(What to work on): Begin with the first line below and retype each line exactly through the line containing "import numpy as np". Any pictures are to be left out.

_ _ _ _

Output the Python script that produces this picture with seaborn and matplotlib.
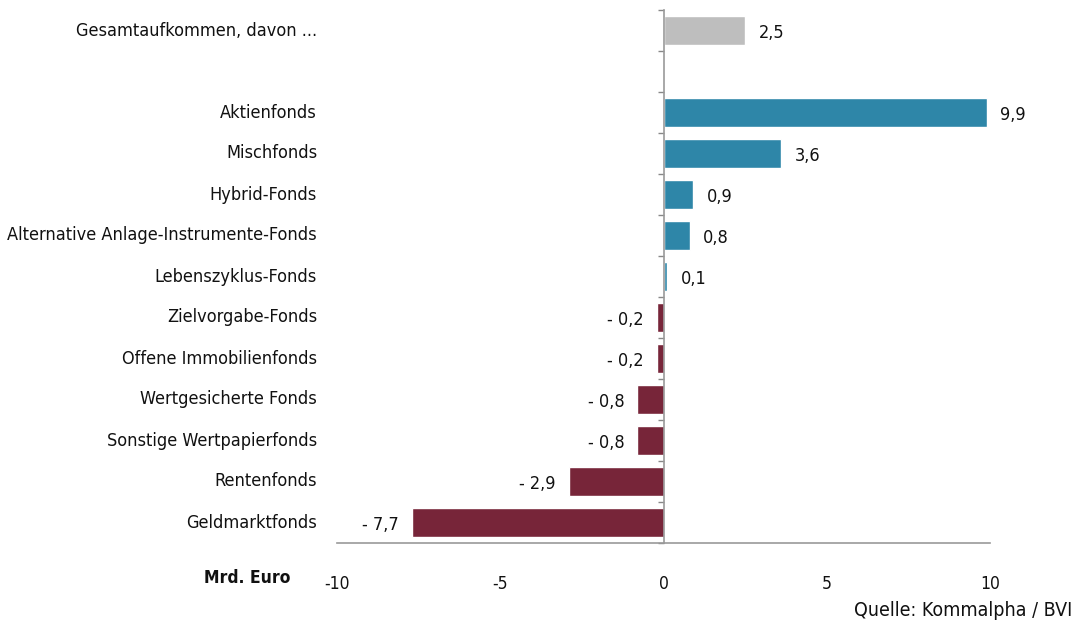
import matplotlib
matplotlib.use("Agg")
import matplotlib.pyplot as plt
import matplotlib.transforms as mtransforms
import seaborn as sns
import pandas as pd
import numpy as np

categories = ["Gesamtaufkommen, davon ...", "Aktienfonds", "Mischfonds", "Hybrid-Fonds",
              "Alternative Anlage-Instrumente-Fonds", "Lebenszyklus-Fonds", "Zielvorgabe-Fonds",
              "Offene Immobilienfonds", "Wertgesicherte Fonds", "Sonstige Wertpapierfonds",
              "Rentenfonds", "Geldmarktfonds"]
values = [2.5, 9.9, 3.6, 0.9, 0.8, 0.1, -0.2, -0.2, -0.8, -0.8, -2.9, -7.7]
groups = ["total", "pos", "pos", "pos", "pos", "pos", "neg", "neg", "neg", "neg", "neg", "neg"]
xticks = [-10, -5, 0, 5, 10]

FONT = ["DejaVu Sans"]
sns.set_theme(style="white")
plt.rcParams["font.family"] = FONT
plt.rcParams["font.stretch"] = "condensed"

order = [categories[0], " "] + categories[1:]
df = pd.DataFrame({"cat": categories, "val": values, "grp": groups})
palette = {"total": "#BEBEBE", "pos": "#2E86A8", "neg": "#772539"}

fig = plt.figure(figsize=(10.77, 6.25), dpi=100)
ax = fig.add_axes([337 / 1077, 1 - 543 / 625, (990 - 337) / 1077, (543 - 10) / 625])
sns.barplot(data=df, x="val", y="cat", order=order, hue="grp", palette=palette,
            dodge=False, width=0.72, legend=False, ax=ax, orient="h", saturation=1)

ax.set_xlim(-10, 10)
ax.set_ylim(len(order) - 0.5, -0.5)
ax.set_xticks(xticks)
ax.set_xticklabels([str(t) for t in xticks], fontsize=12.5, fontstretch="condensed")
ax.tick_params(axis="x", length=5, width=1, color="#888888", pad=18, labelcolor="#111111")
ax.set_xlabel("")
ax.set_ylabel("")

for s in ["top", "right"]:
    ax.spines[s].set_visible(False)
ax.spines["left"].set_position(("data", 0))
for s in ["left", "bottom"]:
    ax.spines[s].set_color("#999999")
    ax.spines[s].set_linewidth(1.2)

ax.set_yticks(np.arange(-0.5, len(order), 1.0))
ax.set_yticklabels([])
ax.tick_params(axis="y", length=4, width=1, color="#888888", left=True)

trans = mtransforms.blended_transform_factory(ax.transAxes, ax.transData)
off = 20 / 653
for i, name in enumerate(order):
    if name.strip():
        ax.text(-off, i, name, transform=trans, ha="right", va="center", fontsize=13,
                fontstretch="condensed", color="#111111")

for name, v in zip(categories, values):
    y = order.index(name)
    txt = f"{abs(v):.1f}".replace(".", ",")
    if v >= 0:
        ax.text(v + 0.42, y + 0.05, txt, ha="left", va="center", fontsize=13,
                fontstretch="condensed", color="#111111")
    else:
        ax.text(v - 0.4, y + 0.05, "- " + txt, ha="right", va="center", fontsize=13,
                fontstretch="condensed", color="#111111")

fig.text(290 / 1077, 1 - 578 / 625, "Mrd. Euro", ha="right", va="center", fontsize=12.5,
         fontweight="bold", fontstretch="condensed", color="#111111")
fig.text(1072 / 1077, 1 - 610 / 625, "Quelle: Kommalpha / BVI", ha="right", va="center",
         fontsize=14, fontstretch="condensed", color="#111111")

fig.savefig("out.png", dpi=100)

_ _ _ _

(Finished exercise):
Output the Python script that produces this picture with seaborn and matplotlib.
import matplotlib
matplotlib.use("Agg")
import matplotlib.pyplot as plt
import matplotlib.transforms as mtransforms
import seaborn as sns
import pandas as pd
import numpy as np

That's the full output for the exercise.